**Exercise details**
Return only the lines from the top of the data down to the one that holds "ax.spines['bottom'].set_linewidth(1.5)", both included, without any pictures.
*** Source excerpt
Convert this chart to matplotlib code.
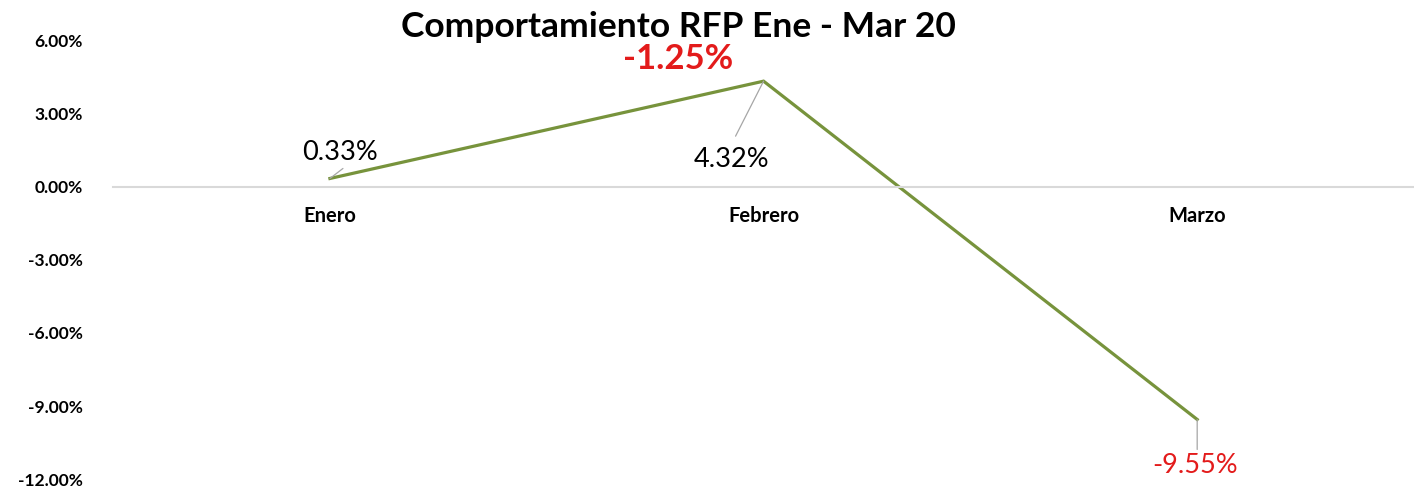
import matplotlib
matplotlib.use("Agg")
import matplotlib.pyplot as plt
from matplotlib.ticker import FuncFormatter

plt.rcParams['font.family'] = ['Lato', 'DejaVu Sans']

meses = ["Enero", "Febrero", "Marzo"]
rfp = [0.33, 4.32, -9.55]
acumulado = -1.25  # red label above Febrero
y_ticks = [6, 3, 0, -3, -6, -9, -12]

LINE = '#77933C'
RED = '#E31B1B'

fig = plt.figure(figsize=(14.14, 4.9), dpi=100)
ax = fig.add_axes([0.080, 0.022, 0.920, 0.896])

x = list(range(len(meses)))
ax.plot(x, rfp, color=LINE, lw=2.3, solid_joinstyle='miter')

for s in ['top', 'right', 'left']:
    ax.spines[s].set_visible(False)
ax.spines['bottom'].set_position(('data', 0))
ax.spines['bottom'].set_color('#D9D9D9')
ax.spines['bottom'].set_linewidth(1.5)

ax.set_xlim(-0.5, 2.5)
ax.set_ylim(-12, 6)
ax.set_yticks(y_ticks)
ax.yaxis.set_major_formatter(FuncFormatter(lambda v, p: f"{v:.2f}%"))
ax.tick_params(axis='y', length=0, pad=22, labelsize=12.5)
for t in ax.get_yticklabels():
    t.set_fontweight('bold')

ax.set_xticks(x)
ax.set_xticklabels(meses, fontweight='bold', fontsize=14.5)
ax.tick_params(axis='x', length=0, pad=14)

fig.text(0.48, 0.945, "Comportamiento RFP Ene - Mar 20", ha='center', va='center',
         fontsize=25.5, fontweight='bold')

# data labels with leader lines
leader = dict(arrowstyle='-', color='#A6A6A6', lw=0.9, shrinkA=0, shrinkB=0)
offsets = [(10, 26), (-32, -78), (-2, -46)]
ends = [(13, 10), (-28, -55), (0, -30)]
colors = ['black', 'black', RED]
for i, v in enumerate(rfp):
    ax.annotate(f"{v:.2f}%", xy=(i, v), xytext=offsets[i], textcoords='offset pixels',
                ha='center', va='center', fontsize=19.5, color=colors[i])
    ax.annotate('', xy=(i, v), xytext=ends[i], textcoords='offset pixels',
                arrowprops=leader)

ax.annotate(f"{acumulado:.2f}%", xy=(1, rfp[1]), xytext=(-85, 22), textcoords='offset pixels',
            ha='center', va='center', fontsize=25, color=RED, fontweight='bold')

fig.savefig("out.png", dpi=100, facecolor='white')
******
**Result of this task**
Convert this chart to matplotlib code.
import matplotlib
matplotlib.use("Agg")
import matplotlib.pyplot as plt
from matplotlib.ticker import FuncFormatter

plt.rcParams['font.family'] = ['Lato', 'DejaVu Sans']

meses = ["Enero", "Febrero", "Marzo"]
rfp = [0.33, 4.32, -9.55]
acumulado = -1.25  # red label above Febrero
y_ticks = [6, 3, 0, -3, -6, -9, -12]

LINE = '#77933C'
RED = '#E31B1B'

fig = plt.figure(figsize=(14.14, 4.9), dpi=100)
ax = fig.add_axes([0.080, 0.022, 0.920, 0.896])

x = list(range(len(meses)))
ax.plot(x, rfp, color=LINE, lw=2.3, solid_joinstyle='miter')

for s in ['top', 'right', 'left']:
    ax.spines[s].set_visible(False)
ax.spines['bottom'].set_position(('data', 0))
ax.spines['bottom'].set_color('#D9D9D9')
ax.spines['bottom'].set_linewidth(1.5)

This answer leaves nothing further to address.